From: Scott Roberts (jse885@earthlink.net)
Date: Wed Oct 20 2004 - 03:19:27 BST
Jim,
> >>>[Scott:] It has been resolved for over a hundred years in liberal
> >Protestant theology. The Catholics took longer, but they have no problem
either,
> >since Vatican II.
> >>jl in polite astonishment:
> >>Really????????
> >So now I have to guess what conflict you had in mind.
> jl:
> No, not really Scott. I just dispute the whole basis of the statement.
> The basic religions have been tacking onto science so that they don't
> have to to a major volta face at any stage in the face of evidence.
That's a strange way to put it. They have become epistemological
pluralists, like Pirsig. So why do you think there is still conflict?

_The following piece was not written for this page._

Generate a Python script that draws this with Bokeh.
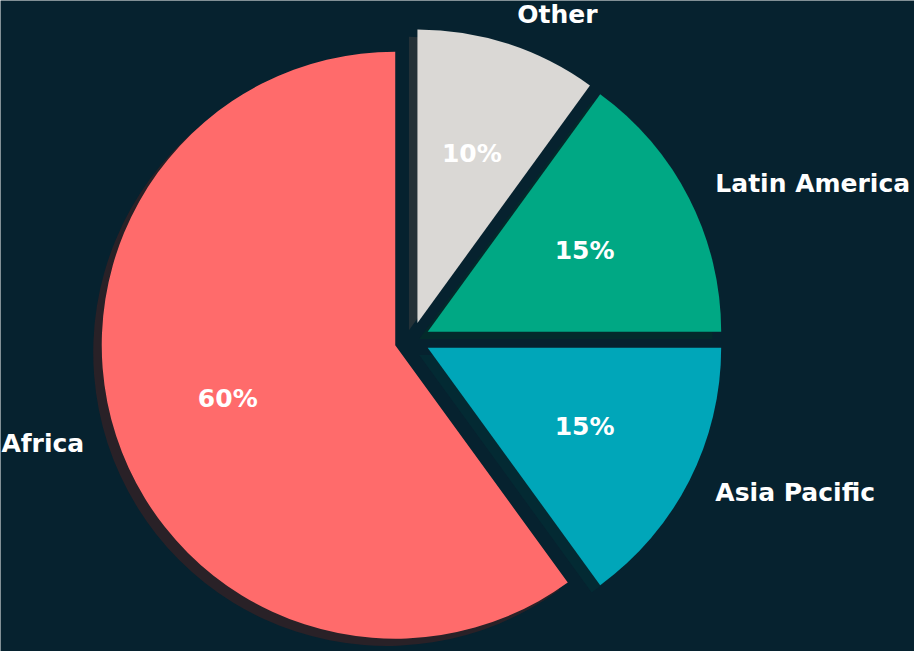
import math
from bokeh.plotting import figure
from bokeh.models import ColumnDataSource, Range1d
from bokeh.core.properties import value
from bokeh.embed import file_html
from bokeh.resources import INLINE

# ---- data ----
categories = ["Africa", "Asia Pacific", "Latin America", "Other"]
shares = [60, 15, 15, 10]
pct_labels = ["60%", "15%", "15%", "10%"]

# ---- style ----
colors = ["#FF6B6B", "#00A6B9", "#00A884", "#DAD8D5"]
BG = "#06222F"
explode = [0.06, 0.06, 0.06, 0.06]
shadow_dx, shadow_dy = -0.029, -0.025
label_dist = 1.1
pct_dist = 0.6


def darken(hexcol, f=0.3):
    h = hexcol.lstrip("#")
    r, g, b = (int(h[i:i + 2], 16) for i in (0, 2, 4))
    return "#%02x%02x%02x" % (int(r * f), int(g * f), int(b * f))


total = float(sum(shares))
start = math.pi / 2
xs, ys, ss, es, mids = [], [], [], [], []
for sh, ex in zip(shares, explode):
    ang = sh / total * 2 * math.pi
    mid = start + ang / 2
    xs.append(ex * math.cos(mid))
    ys.append(ex * math.sin(mid))
    ss.append(start)
    es.append(start + ang)
    mids.append(mid)
    start += ang

src = ColumnDataSource(dict(x=xs, y=ys, s=ss, e=es, color=colors, cat=categories))
shadow_src = ColumnDataSource(dict(
    x=[v + shadow_dx for v in xs], y=[v + shadow_dy for v in ys], s=ss, e=es,
    color=[darken(c) for c in colors]))

W, H = 914, 651
p = figure(width=W, height=H, output_backend="svg", toolbar_location=None,
           x_axis_location=None, y_axis_location=None, min_border=0,
           x_range=Range1d(-1.4020, 1.7121), y_range=Range1d(-1.0624, 1.1557))
p.grid.visible = False
p.outline_line_color = None
p.background_fill_color = BG
p.border_fill_color = BG

p.wedge(x="x", y="y", radius=1.0, start_angle="s", end_angle="e",
        fill_color="color", fill_alpha=0.5, line_color=None, source=shadow_src)
p.wedge(x="x", y="y", radius=1.0, start_angle="s", end_angle="e",
        fill_color="color", line_color=None, source=src)

# category labels
lx_l, ly_l, lt_l, lx_r, ly_r, lt_r = [], [], [], [], [], []
px, py = [], []
for i, m in enumerate(mids):
    x = xs[i] + label_dist * math.cos(m)
    y = ys[i] + label_dist * math.sin(m)
    if math.cos(m) > 0:
        lx_l.append(x); ly_l.append(y); lt_l.append(categories[i])
    else:
        lx_r.append(x); ly_r.append(y); lt_r.append(categories[i])
    px.append(xs[i] + pct_dist * math.cos(m))
    py.append(ys[i] + pct_dist * math.sin(m))

common = dict(text_font=value("DejaVu Sans"), text_font_style="bold",
              text_font_size="25px", text_color="#FFFFFF", text_baseline="middle",
              y_offset=-1.5)
p.text(x=lx_l, y=ly_l, text=lt_l, text_align="left", **common)
p.text(x=lx_r, y=ly_r, text=lt_r, text_align="right", x_offset=-4, **common)
p.text(x=px, y=py, text=pct_labels, text_align="center", **common)

html = file_html(p, INLINE)
open("out.html", "w").write(html)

> I do not feel that Christianity in any organised form has ever got over
> the idea that the world might not be created by an overseeing power.
No, but that claim is taken on faith. Such an idea is not provable (or
disprovable) by science. The two venues are acknowledged by them to be
separate. It seems to be you that wishes to claim a totalizing epistemology.
If
> you want to refer to Pirsig, this is the flipside of the idea that
> science had to make a truce with religion for it's survival. Well, now
> religion is able to make a truce with science because science hasn't got
> a clue about how to talk about morals, therefore doesn't understand that
> anything is missing, so religion is able to make a last gasp.
So where is there a conflict?
> My basic point is that there is practically zero correspondence between
> the way that religion wishes to pervert science and science itself.
But contemporary (non-fundamentalist, more or less liberal) religion has no
desire to "pervert science". It doesn't claim any authority over the areas
in which science has authority. Again, I'm asking for an example to justify
your point.
> Religion always wants to try to prove that its dogma is valid. Science
> is wrong to the extent that it falls into the same trap.
No. They gave up on attempts to prove their dogma long ago. There are still
cranks who may try, but mainstream theologians consider the attempt to be
foolish. I have to wonder if you have ever read any modern theology, like
Tillich or Tracy, because your ideas on what modern theology is about are a
century or two out of date (less than that for Catholicism).